=== WHAT THE EXERCISE ASKS ===
Retype exactly the lines below, beginning with the first and ending with the line where "const sliceShadow = [true, true, false];" appears.

# Start of DATA PROVIDED

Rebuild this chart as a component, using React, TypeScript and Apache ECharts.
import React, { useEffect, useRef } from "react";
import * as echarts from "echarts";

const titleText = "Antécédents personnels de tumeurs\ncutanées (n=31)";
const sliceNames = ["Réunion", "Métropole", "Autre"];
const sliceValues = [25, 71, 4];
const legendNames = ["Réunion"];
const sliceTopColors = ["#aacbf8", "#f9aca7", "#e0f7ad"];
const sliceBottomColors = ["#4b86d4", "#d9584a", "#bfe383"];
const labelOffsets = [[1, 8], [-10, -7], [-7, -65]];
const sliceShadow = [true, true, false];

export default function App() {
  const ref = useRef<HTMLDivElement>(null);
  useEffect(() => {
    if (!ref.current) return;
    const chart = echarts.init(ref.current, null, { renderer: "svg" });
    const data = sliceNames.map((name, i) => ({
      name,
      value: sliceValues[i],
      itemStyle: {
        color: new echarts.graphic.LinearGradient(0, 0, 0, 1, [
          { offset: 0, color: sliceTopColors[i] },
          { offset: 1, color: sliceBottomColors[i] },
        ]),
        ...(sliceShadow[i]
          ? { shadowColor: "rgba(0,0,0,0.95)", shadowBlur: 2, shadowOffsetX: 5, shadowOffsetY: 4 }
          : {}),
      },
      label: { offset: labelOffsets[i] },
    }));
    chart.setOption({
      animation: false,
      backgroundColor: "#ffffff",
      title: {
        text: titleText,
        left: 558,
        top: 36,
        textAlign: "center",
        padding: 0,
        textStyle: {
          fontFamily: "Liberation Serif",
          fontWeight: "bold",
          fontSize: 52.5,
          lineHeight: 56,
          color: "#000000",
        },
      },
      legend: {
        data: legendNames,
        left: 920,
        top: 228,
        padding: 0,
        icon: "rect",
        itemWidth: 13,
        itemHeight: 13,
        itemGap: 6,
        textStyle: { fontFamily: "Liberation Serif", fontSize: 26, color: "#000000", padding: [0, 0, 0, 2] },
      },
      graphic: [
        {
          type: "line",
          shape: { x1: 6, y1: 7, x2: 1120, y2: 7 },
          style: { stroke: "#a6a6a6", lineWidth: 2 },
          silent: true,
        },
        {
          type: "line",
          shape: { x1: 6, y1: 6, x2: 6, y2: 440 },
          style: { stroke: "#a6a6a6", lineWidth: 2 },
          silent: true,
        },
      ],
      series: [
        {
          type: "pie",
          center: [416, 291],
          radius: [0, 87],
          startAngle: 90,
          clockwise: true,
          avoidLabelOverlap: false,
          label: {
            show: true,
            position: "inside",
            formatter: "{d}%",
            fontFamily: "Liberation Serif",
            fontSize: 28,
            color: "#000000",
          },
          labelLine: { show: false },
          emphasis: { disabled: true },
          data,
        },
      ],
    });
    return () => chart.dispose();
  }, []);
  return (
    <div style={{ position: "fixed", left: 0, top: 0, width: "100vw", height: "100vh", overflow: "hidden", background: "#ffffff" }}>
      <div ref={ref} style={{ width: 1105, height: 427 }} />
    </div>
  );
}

# End of DATA PROVIDED

=== ANSWER TO THE EXERCISE ===
Rebuild this chart as a component, using React, TypeScript and Apache ECharts.
import React, { useEffect, useRef } from "react";
import * as echarts from "echarts";

const titleText = "Antécédents personnels de tumeurs\ncutanées (n=31)";
const sliceNames = ["Réunion", "Métropole", "Autre"];
const sliceValues = [25, 71, 4];
const legendNames = ["Réunion"];
const sliceTopColors = ["#aacbf8", "#f9aca7", "#e0f7ad"];
const sliceBottomColors = ["#4b86d4", "#d9584a", "#bfe383"];
const labelOffsets = [[1, 8], [-10, -7], [-7, -65]];
const sliceShadow = [true, true, false];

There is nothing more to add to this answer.